Available data:
++++++
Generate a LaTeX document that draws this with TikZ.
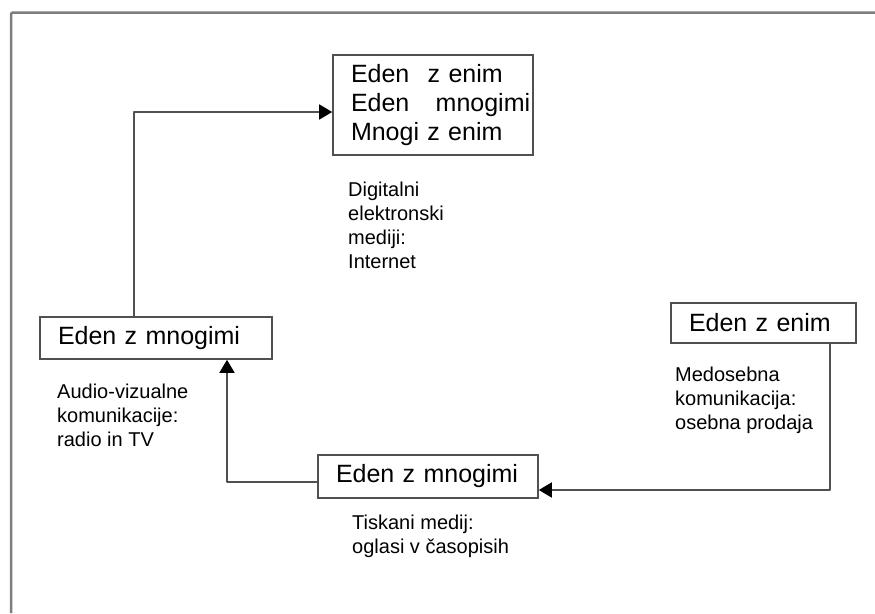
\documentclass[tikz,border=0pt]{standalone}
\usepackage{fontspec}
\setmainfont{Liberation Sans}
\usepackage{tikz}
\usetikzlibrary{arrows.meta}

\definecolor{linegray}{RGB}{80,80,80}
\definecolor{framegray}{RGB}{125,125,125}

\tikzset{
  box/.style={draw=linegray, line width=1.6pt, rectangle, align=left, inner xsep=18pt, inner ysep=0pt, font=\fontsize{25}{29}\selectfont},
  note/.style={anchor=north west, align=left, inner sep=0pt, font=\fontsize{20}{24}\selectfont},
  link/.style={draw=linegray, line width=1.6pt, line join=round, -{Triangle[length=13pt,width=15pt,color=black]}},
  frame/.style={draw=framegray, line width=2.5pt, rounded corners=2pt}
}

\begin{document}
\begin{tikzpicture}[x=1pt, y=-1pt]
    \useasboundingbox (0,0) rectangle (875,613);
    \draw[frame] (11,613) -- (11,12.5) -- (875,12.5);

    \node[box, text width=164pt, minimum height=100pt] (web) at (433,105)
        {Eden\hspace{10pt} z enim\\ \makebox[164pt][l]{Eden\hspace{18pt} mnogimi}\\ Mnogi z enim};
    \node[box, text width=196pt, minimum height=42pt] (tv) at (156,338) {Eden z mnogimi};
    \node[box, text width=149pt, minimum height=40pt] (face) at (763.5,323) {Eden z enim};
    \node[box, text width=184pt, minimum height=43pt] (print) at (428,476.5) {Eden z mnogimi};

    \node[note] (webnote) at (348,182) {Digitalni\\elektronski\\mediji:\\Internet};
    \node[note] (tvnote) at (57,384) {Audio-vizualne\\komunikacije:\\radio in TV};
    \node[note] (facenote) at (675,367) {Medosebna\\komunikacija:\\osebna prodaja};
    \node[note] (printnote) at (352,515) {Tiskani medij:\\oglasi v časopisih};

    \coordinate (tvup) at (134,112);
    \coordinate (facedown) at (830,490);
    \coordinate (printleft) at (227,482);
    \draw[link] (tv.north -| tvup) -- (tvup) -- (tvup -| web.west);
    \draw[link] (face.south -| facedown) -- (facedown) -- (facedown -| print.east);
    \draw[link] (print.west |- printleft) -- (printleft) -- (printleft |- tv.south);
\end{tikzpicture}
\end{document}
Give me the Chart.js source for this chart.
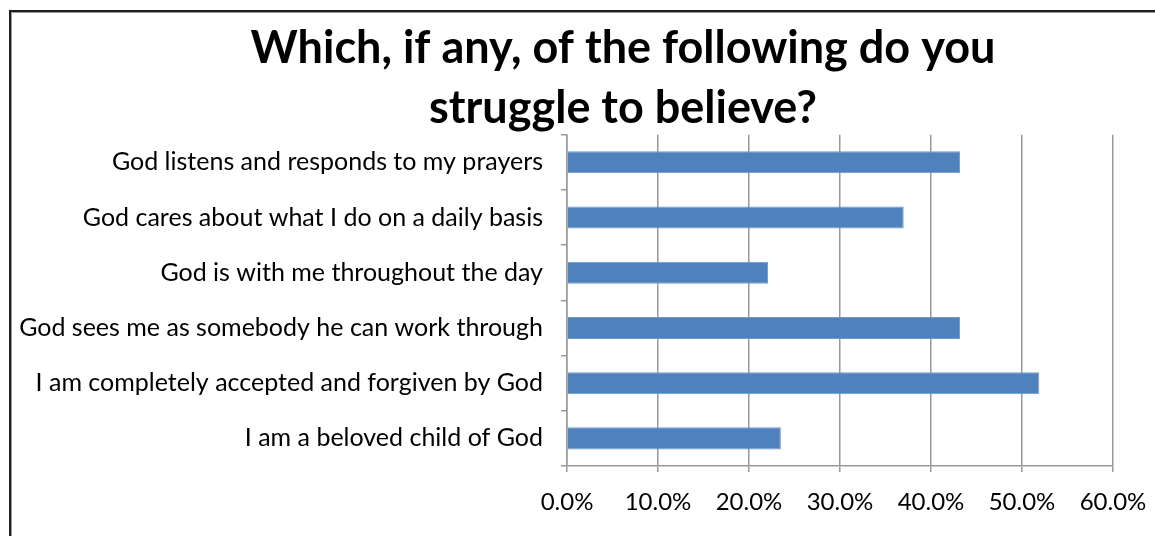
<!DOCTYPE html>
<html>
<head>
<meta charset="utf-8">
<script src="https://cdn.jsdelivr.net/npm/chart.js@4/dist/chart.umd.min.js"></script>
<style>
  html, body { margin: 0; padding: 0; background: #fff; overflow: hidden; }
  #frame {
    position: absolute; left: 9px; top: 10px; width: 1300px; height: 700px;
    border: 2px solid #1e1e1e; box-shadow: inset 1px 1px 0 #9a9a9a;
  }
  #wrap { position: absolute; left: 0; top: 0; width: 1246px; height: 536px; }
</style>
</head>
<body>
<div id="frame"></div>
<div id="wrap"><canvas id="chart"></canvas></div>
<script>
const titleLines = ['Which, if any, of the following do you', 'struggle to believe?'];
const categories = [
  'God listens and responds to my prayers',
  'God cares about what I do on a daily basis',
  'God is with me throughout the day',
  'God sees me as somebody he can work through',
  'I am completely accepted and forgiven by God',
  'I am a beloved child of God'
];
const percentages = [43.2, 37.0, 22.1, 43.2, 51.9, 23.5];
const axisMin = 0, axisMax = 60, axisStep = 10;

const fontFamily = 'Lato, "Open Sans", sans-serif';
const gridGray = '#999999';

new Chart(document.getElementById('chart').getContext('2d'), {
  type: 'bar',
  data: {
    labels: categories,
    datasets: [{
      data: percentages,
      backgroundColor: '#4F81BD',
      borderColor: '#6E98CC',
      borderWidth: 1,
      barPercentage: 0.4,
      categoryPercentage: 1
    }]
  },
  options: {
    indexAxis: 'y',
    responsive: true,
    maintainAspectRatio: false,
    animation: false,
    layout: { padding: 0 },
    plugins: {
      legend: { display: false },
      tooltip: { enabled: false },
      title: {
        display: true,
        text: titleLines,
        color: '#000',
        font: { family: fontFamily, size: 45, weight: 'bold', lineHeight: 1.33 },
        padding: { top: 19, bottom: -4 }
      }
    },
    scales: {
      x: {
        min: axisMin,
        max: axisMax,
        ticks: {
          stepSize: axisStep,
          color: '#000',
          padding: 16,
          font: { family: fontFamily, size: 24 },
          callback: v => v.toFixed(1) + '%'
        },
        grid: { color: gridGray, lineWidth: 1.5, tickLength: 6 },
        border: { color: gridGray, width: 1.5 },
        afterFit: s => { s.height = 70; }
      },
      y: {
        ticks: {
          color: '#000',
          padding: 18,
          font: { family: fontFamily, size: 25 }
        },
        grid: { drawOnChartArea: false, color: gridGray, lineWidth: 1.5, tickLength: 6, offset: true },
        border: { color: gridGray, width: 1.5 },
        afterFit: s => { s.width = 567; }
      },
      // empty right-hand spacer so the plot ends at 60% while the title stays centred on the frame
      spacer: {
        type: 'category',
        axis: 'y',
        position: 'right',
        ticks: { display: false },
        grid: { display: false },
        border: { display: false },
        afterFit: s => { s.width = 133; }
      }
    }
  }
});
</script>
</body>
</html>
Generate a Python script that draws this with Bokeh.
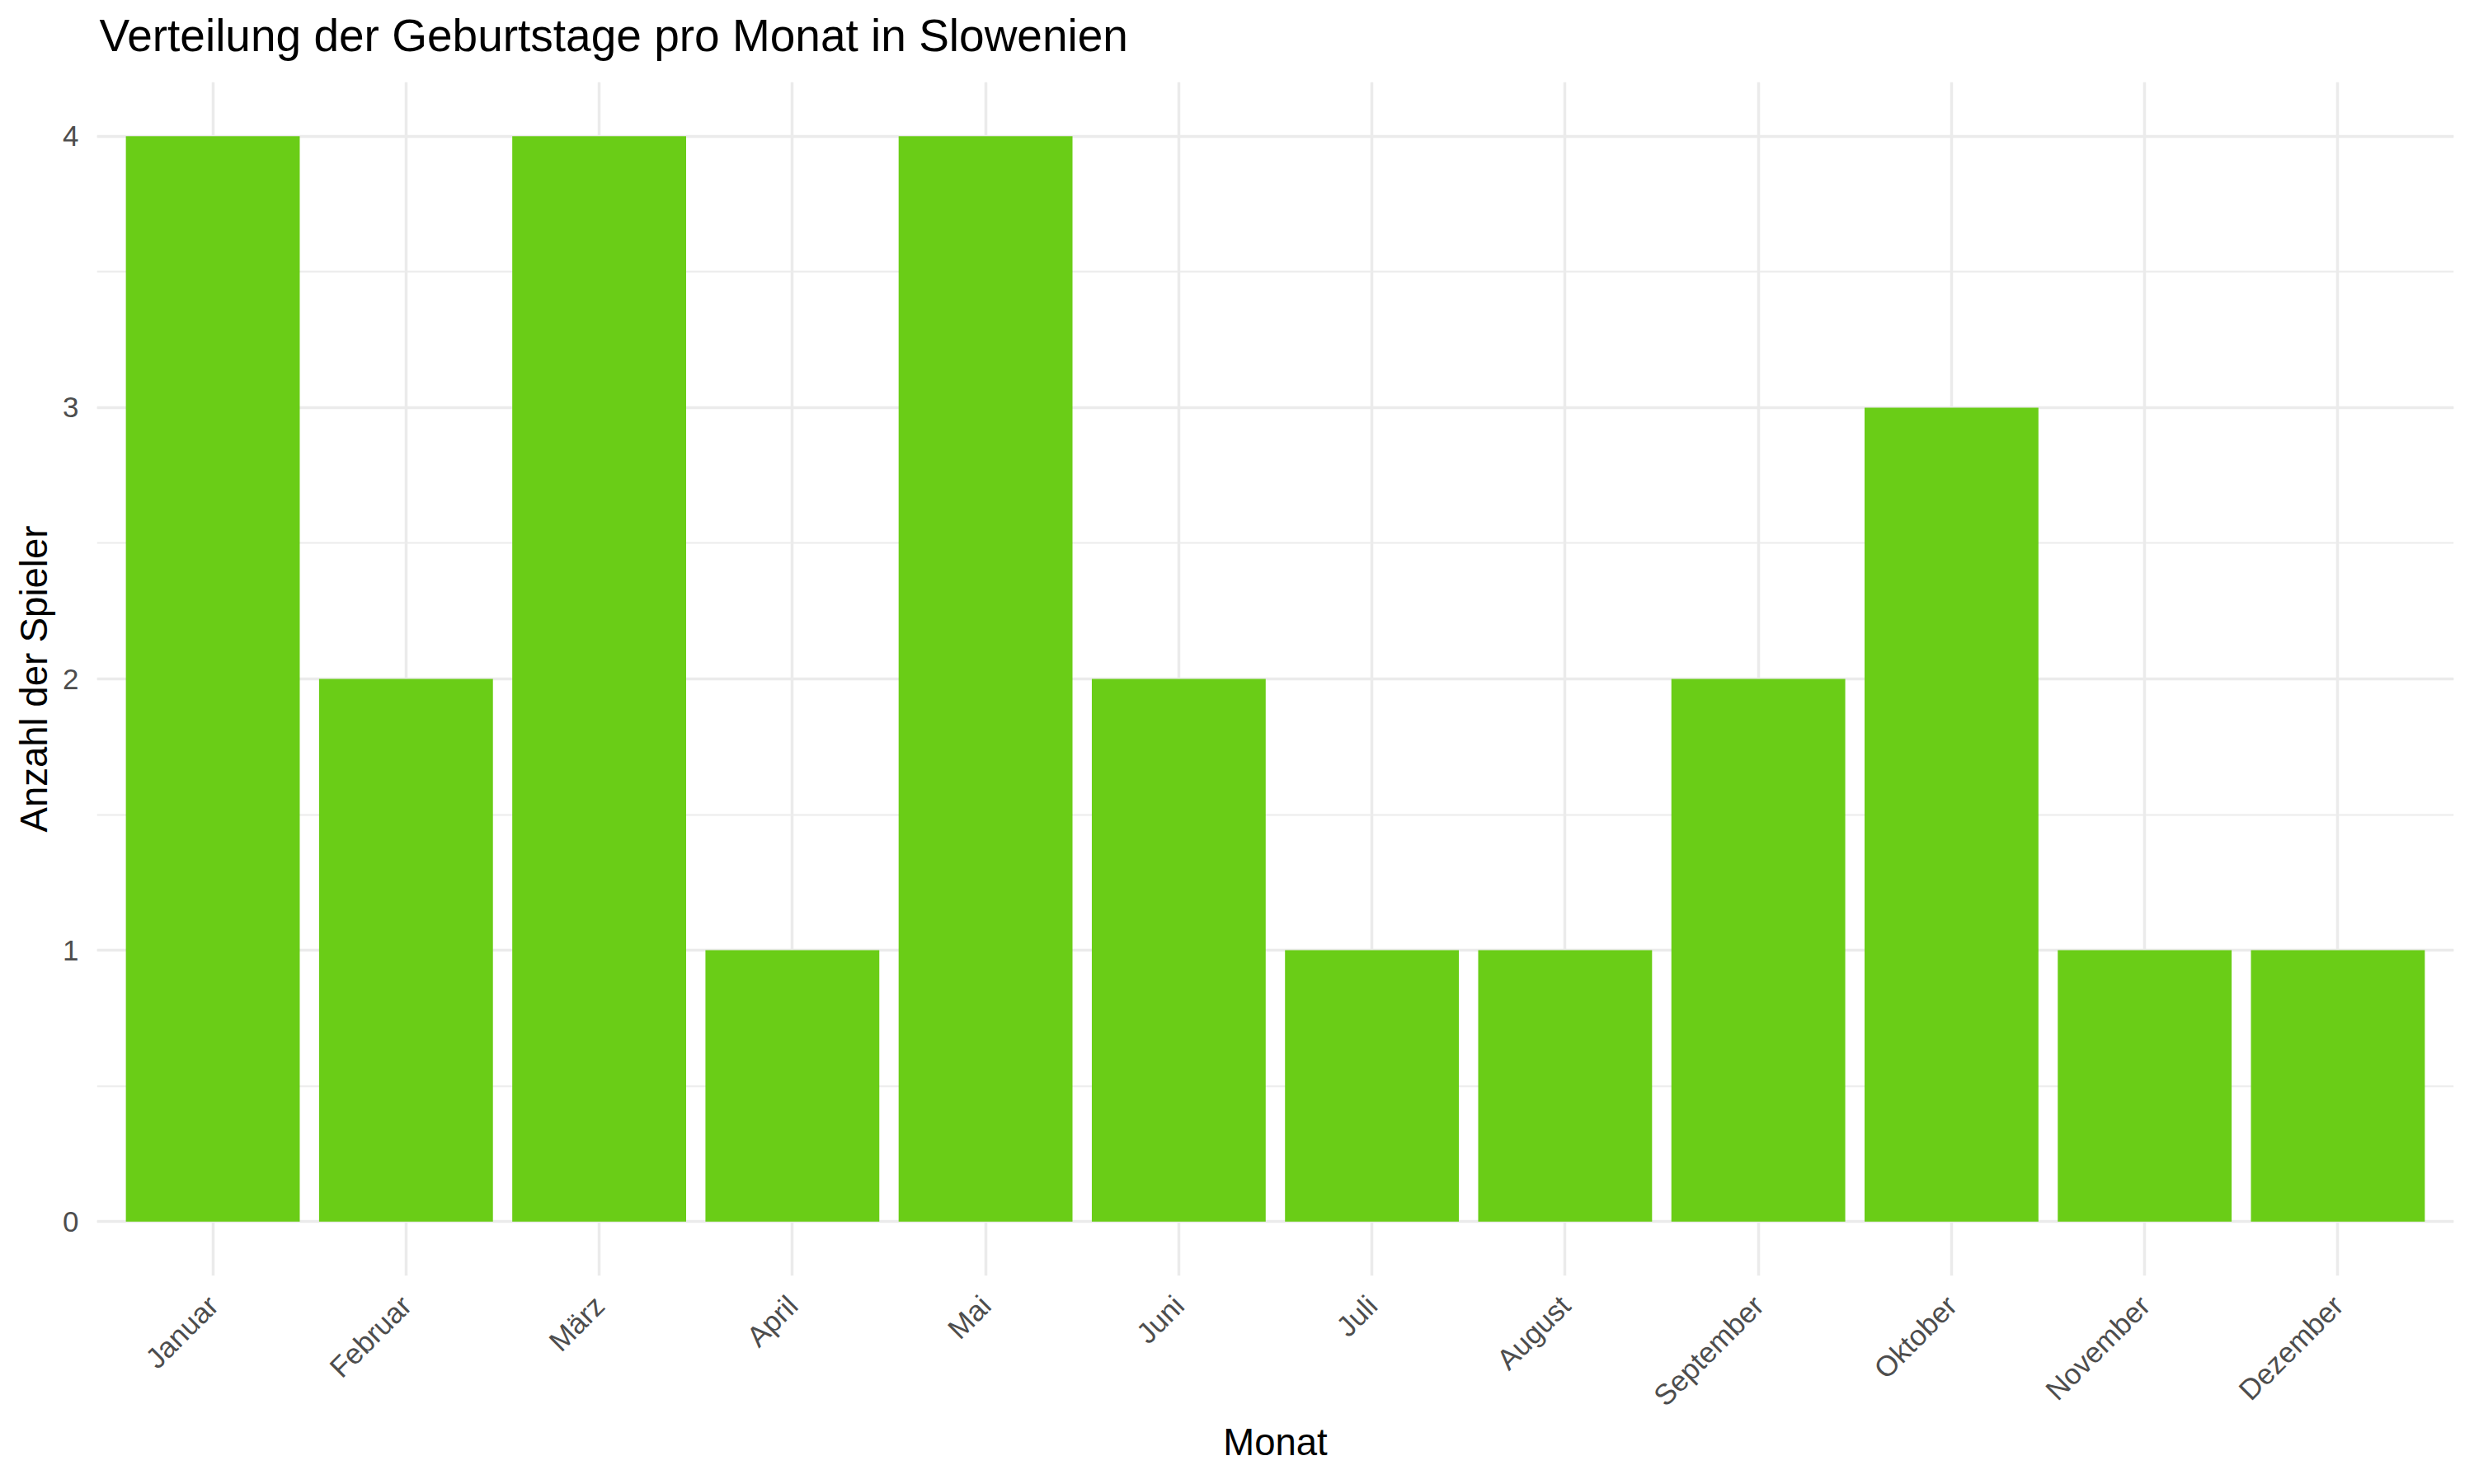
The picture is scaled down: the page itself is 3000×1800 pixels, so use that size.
++++++
Objective:
Skip the pictures and write out exactly the lines from the line containing "Generate a Python" through the end of the listing above.

Response to this exercise:
Generate a Python script that draws this with Bokeh.
The picture is scaled down: the page itself is 3000×1800 pixels, so use that size.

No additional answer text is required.